** BEGIN SUPPLIED INFORMATION **

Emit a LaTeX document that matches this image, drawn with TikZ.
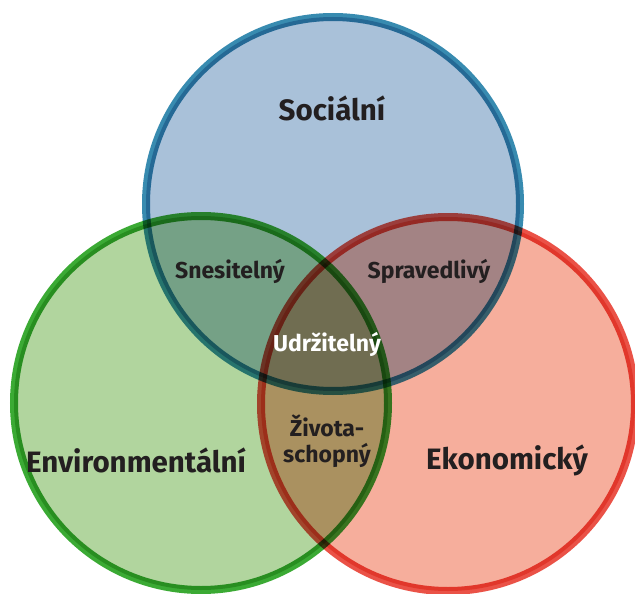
\documentclass[tikz,border=0pt]{standalone}
\usepackage{fontspec}
\setmainfont{Fira Sans}[BoldFont={Fira Sans Bold}]
\definecolor{bfill}{HTML}{A9C1D9}
\definecolor{bline}{HTML}{388BB0}
\definecolor{gfill}{HTML}{B1D59E}
\definecolor{gline}{HTML}{3BAA34}
\definecolor{rfill}{HTML}{F6AE9C}
\definecolor{rline}{HTML}{EA5247}
\definecolor{txt}{HTML}{231F20}
\tikzset{
  circ/.style={circle, line width=8pt, minimum size=374pt, inner sep=0pt, blend mode=multiply},
  big/.style={font=\fontsize{29.5}{31}\selectfont\bfseries, text=txt},
  mid/.style={font=\fontsize{23}{26}\selectfont\bfseries, text=txt, align=center},
}
\begin{document}
\begin{tikzpicture}[x=1pt,y=-1pt]
\useasboundingbox (0,0) rectangle (635,594);
\node[circ, draw=gline, fill=gfill] (env) at (201,403) {};
\node[circ, draw=rline, fill=rfill] (eko) at (448,404) {};
\node[circ, draw=bline, fill=bfill] (soc) at (333,204) {};
\node[big] (tsoc) at (332,108) {Sociální};
\node[big] (tenv) at (136,460) {Environmentální};
\node[big] (teko) at (507,460) {Ekonomický};
\node[mid] (tsne) at (230,271) {Snesitelný};
\node[mid] (tspr) at (429,271) {Spravedlivý};
\node[mid, text=white] (tudr) at (327,344) {Udržitelný};
\node[mid] (tziv) at (327,441) {Života-\\schopný};
\end{tikzpicture}
\end{document}
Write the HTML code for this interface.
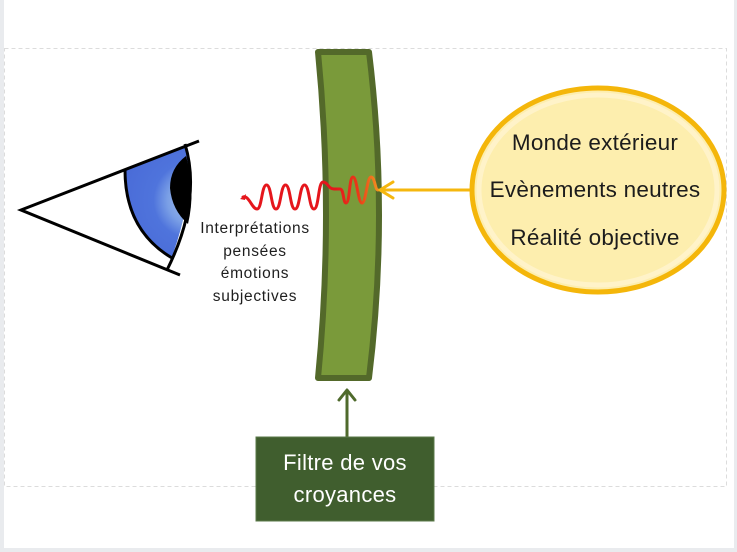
<!DOCTYPE html>
<html><head><meta charset="utf-8"><style>
html,body{margin:0;padding:0;background:#e9ebee;}
svg{display:block;}
</style></head><body>
<svg width="737" height="552" viewBox="0 0 737 552" xmlns="http://www.w3.org/2000/svg">
<defs>
<radialGradient id="iris" cx="192" cy="200" r="70" gradientUnits="userSpaceOnUse">
<stop offset="0" stop-color="#a8c4ec"/>
<stop offset="0.35" stop-color="#7a9fe6"/>
<stop offset="0.55" stop-color="#4f74dc"/>
<stop offset="1" stop-color="#4a6cd8"/>
</radialGradient>
<linearGradient id="wave" x1="335" y1="0" x2="378" y2="0" gradientUnits="userSpaceOnUse">
<stop offset="0" stop-color="#e5161c"/>
<stop offset="0.55" stop-color="#ea3a18"/>
<stop offset="1" stop-color="#f29020"/>
</linearGradient>
</defs>
<rect x="4" y="0" width="730" height="548" fill="#ffffff"/>
<rect x="4.5" y="48.5" width="722" height="438" fill="none" stroke="#dcdcdc" stroke-width="1" stroke-dasharray="4,3"/>

<!-- eye -->
<path d="M125,170 L187,146 Q197,185 172,257 Q142,240 131,213 Q126,195 125,170 Z" fill="url(#iris)"/>
<path d="M186,156 Q170,168 170,188 Q172,210 188,224 Q196,190 186,156 Z" fill="#000"/>
<path d="M125,170 Q125,230 172,258" fill="none" stroke="#000" stroke-width="3"/>
<path d="M185,144 Q202,200 167,270" fill="none" stroke="#000" stroke-width="3"/>
<polyline points="199,141 21,210 180,275" fill="none" stroke="#000" stroke-width="3"/>

<!-- eye text -->
<g font-family="Liberation Sans, sans-serif" font-size="15.5" fill="#1e1e1e" text-anchor="middle" letter-spacing="0.7">
<text x="255" y="233">Interprétations</text>
<text x="255" y="256">pensées</text>
<text x="255" y="278">émotions</text>
<text x="255" y="301">subjectives</text>
</g>

<!-- filter -->
<path d="M318,52 L369,52 Q389,215 369,378 L318,378 Q334,215 318,52 Z" fill="#7a9a3a" stroke="#53692a" stroke-width="6" stroke-linejoin="round"/>

<!-- wave -->
<path d="M240,199 L246,194 L245,200 Z" fill="#e5161c"/>
<path d="M243,197 C249,195 252,209 257,209 C262,209 261.5,185 266.5,185 C271.5,185 271,209 276,209 C281,209 280.5,185 285.5,185 C290.5,185 290,209 295,209 C300,209 299.5,185 304.5,185 C309.5,185 309,209 314,209 C319,209 318,182 323,182 C328,182 328,189 334,189 L340,189 C344,189 343,203 346,203 C350,203 349,177 353,177 C357,177 358,203 362,203 C366,203 367,177 371,177 C375,177 375,190 378,190" fill="none" stroke="url(#wave)" stroke-width="3" stroke-linecap="round" stroke-linejoin="round"/>

<!-- yellow arrow -->
<line x1="472" y1="190" x2="381" y2="190" stroke="#f5b70e" stroke-width="3"/>
<polyline points="393,182 380,190 393,198" fill="none" stroke="#f5b70e" stroke-width="3" stroke-linejoin="round" stroke-linecap="round"/>

<!-- ellipse -->
<ellipse cx="598" cy="190" rx="126" ry="102" fill="#fdeeae" stroke="#f4b60a" stroke-width="5"/>
<ellipse cx="598" cy="190" rx="119" ry="95" fill="none" stroke="#fff4cf" stroke-width="5" opacity="0.8"/>
<ellipse cx="598" cy="190" rx="113" ry="90" fill="#fdeeae"/>
<g font-family="Liberation Sans, sans-serif" font-size="22.5" fill="#1c1c1c" text-anchor="middle" letter-spacing="0.25">
<text x="595" y="150">Monde extérieur</text>
<text x="595" y="197">Evènements neutres</text>
<text x="595" y="245">Réalité objective</text>
</g>

<!-- bottom arrow -->
<line x1="347" y1="437" x2="347" y2="391" stroke="#4f6a2c" stroke-width="3"/>
<polyline points="339,400 347,390 355,400" fill="none" stroke="#4f6a2c" stroke-width="3" stroke-linecap="round" stroke-linejoin="round"/>

<!-- box -->
<rect x="256" y="437" width="178" height="84" fill="#405e2e" stroke="#5a7848" stroke-width="1"/>
<g font-family="Liberation Sans, sans-serif" font-size="22" fill="#ffffff" text-anchor="middle" letter-spacing="0.3">
<text x="345" y="470">Filtre de vos</text>
<text x="345" y="502">croyances</text>
</g>
</svg>
</body></html>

** END SUPPLIED INFORMATION **

Restate each line of the records exactly; pictures do not belong in the copy.

Emit a LaTeX document that matches this image, drawn with TikZ.
\documentclass[tikz,border=0pt]{standalone}
\usepackage{fontspec}
\setmainfont{Fira Sans}[BoldFont={Fira Sans Bold}]
\definecolor{bfill}{HTML}{A9C1D9}
\definecolor{bline}{HTML}{388BB0}
\definecolor{gfill}{HTML}{B1D59E}
\definecolor{gline}{HTML}{3BAA34}
\definecolor{rfill}{HTML}{F6AE9C}
\definecolor{rline}{HTML}{EA5247}
\definecolor{txt}{HTML}{231F20}
\tikzset{
  circ/.style={circle, line width=8pt, minimum size=374pt, inner sep=0pt, blend mode=multiply},
  big/.style={font=\fontsize{29.5}{31}\selectfont\bfseries, text=txt},
  mid/.style={font=\fontsize{23}{26}\selectfont\bfseries, text=txt, align=center},
}
\begin{document}
\begin{tikzpicture}[x=1pt,y=-1pt]
\useasboundingbox (0,0) rectangle (635,594);
\node[circ, draw=gline, fill=gfill] (env) at (201,403) {};
\node[circ, draw=rline, fill=rfill] (eko) at (448,404) {};
\node[circ, draw=bline, fill=bfill] (soc) at (333,204) {};
\node[big] (tsoc) at (332,108) {Sociální};
\node[big] (tenv) at (136,460) {Environmentální};
\node[big] (teko) at (507,460) {Ekonomický};
\node[mid] (tsne) at (230,271) {Snesitelný};
\node[mid] (tspr) at (429,271) {Spravedlivý};
\node[mid, text=white] (tudr) at (327,344) {Udržitelný};
\node[mid] (tziv) at (327,441) {Života-\\schopný};
\end{tikzpicture}
\end{document}
Write the HTML code for this interface.
<!DOCTYPE html>
<html><head><meta charset="utf-8"><style>
html,body{margin:0;padding:0;background:#e9ebee;}
svg{display:block;}
</style></head><body>
<svg width="737" height="552" viewBox="0 0 737 552" xmlns="http://www.w3.org/2000/svg">
<defs>
<radialGradient id="iris" cx="192" cy="200" r="70" gradientUnits="userSpaceOnUse">
<stop offset="0" stop-color="#a8c4ec"/>
<stop offset="0.35" stop-color="#7a9fe6"/>
<stop offset="0.55" stop-color="#4f74dc"/>
<stop offset="1" stop-color="#4a6cd8"/>
</radialGradient>
<linearGradient id="wave" x1="335" y1="0" x2="378" y2="0" gradientUnits="userSpaceOnUse">
<stop offset="0" stop-color="#e5161c"/>
<stop offset="0.55" stop-color="#ea3a18"/>
<stop offset="1" stop-color="#f29020"/>
</linearGradient>
</defs>
<rect x="4" y="0" width="730" height="548" fill="#ffffff"/>
<rect x="4.5" y="48.5" width="722" height="438" fill="none" stroke="#dcdcdc" stroke-width="1" stroke-dasharray="4,3"/>

<!-- eye -->
<path d="M125,170 L187,146 Q197,185 172,257 Q142,240 131,213 Q126,195 125,170 Z" fill="url(#iris)"/>
<path d="M186,156 Q170,168 170,188 Q172,210 188,224 Q196,190 186,156 Z" fill="#000"/>
<path d="M125,170 Q125,230 172,258" fill="none" stroke="#000" stroke-width="3"/>
<path d="M185,144 Q202,200 167,270" fill="none" stroke="#000" stroke-width="3"/>
<polyline points="199,141 21,210 180,275" fill="none" stroke="#000" stroke-width="3"/>

<!-- eye text -->
<g font-family="Liberation Sans, sans-serif" font-size="15.5" fill="#1e1e1e" text-anchor="middle" letter-spacing="0.7">
<text x="255" y="233">Interprétations</text>
<text x="255" y="256">pensées</text>
<text x="255" y="278">émotions</text>
<text x="255" y="301">subjectives</text>
</g>

<!-- filter -->
<path d="M318,52 L369,52 Q389,215 369,378 L318,378 Q334,215 318,52 Z" fill="#7a9a3a" stroke="#53692a" stroke-width="6" stroke-linejoin="round"/>

<!-- wave -->
<path d="M240,199 L246,194 L245,200 Z" fill="#e5161c"/>
<path d="M243,197 C249,195 252,209 257,209 C262,209 261.5,185 266.5,185 C271.5,185 271,209 276,209 C281,209 280.5,185 285.5,185 C290.5,185 290,209 295,209 C300,209 299.5,185 304.5,185 C309.5,185 309,209 314,209 C319,209 318,182 323,182 C328,182 328,189 334,189 L340,189 C344,189 343,203 346,203 C350,203 349,177 353,177 C357,177 358,203 362,203 C366,203 367,177 371,177 C375,177 375,190 378,190" fill="none" stroke="url(#wave)" stroke-width="3" stroke-linecap="round" stroke-linejoin="round"/>

<!-- yellow arrow -->
<line x1="472" y1="190" x2="381" y2="190" stroke="#f5b70e" stroke-width="3"/>
<polyline points="393,182 380,190 393,198" fill="none" stroke="#f5b70e" stroke-width="3" stroke-linejoin="round" stroke-linecap="round"/>

<!-- ellipse -->
<ellipse cx="598" cy="190" rx="126" ry="102" fill="#fdeeae" stroke="#f4b60a" stroke-width="5"/>
<ellipse cx="598" cy="190" rx="119" ry="95" fill="none" stroke="#fff4cf" stroke-width="5" opacity="0.8"/>
<ellipse cx="598" cy="190" rx="113" ry="90" fill="#fdeeae"/>
<g font-family="Liberation Sans, sans-serif" font-size="22.5" fill="#1c1c1c" text-anchor="middle" letter-spacing="0.25">
<text x="595" y="150">Monde extérieur</text>
<text x="595" y="197">Evènements neutres</text>
<text x="595" y="245">Réalité objective</text>
</g>

<!-- bottom arrow -->
<line x1="347" y1="437" x2="347" y2="391" stroke="#4f6a2c" stroke-width="3"/>
<polyline points="339,400 347,390 355,400" fill="none" stroke="#4f6a2c" stroke-width="3" stroke-linecap="round" stroke-linejoin="round"/>

<!-- box -->
<rect x="256" y="437" width="178" height="84" fill="#405e2e" stroke="#5a7848" stroke-width="1"/>
<g font-family="Liberation Sans, sans-serif" font-size="22" fill="#ffffff" text-anchor="middle" letter-spacing="0.3">
<text x="345" y="470">Filtre de vos</text>
<text x="345" y="502">croyances</text>
</g>
</svg>
</body></html>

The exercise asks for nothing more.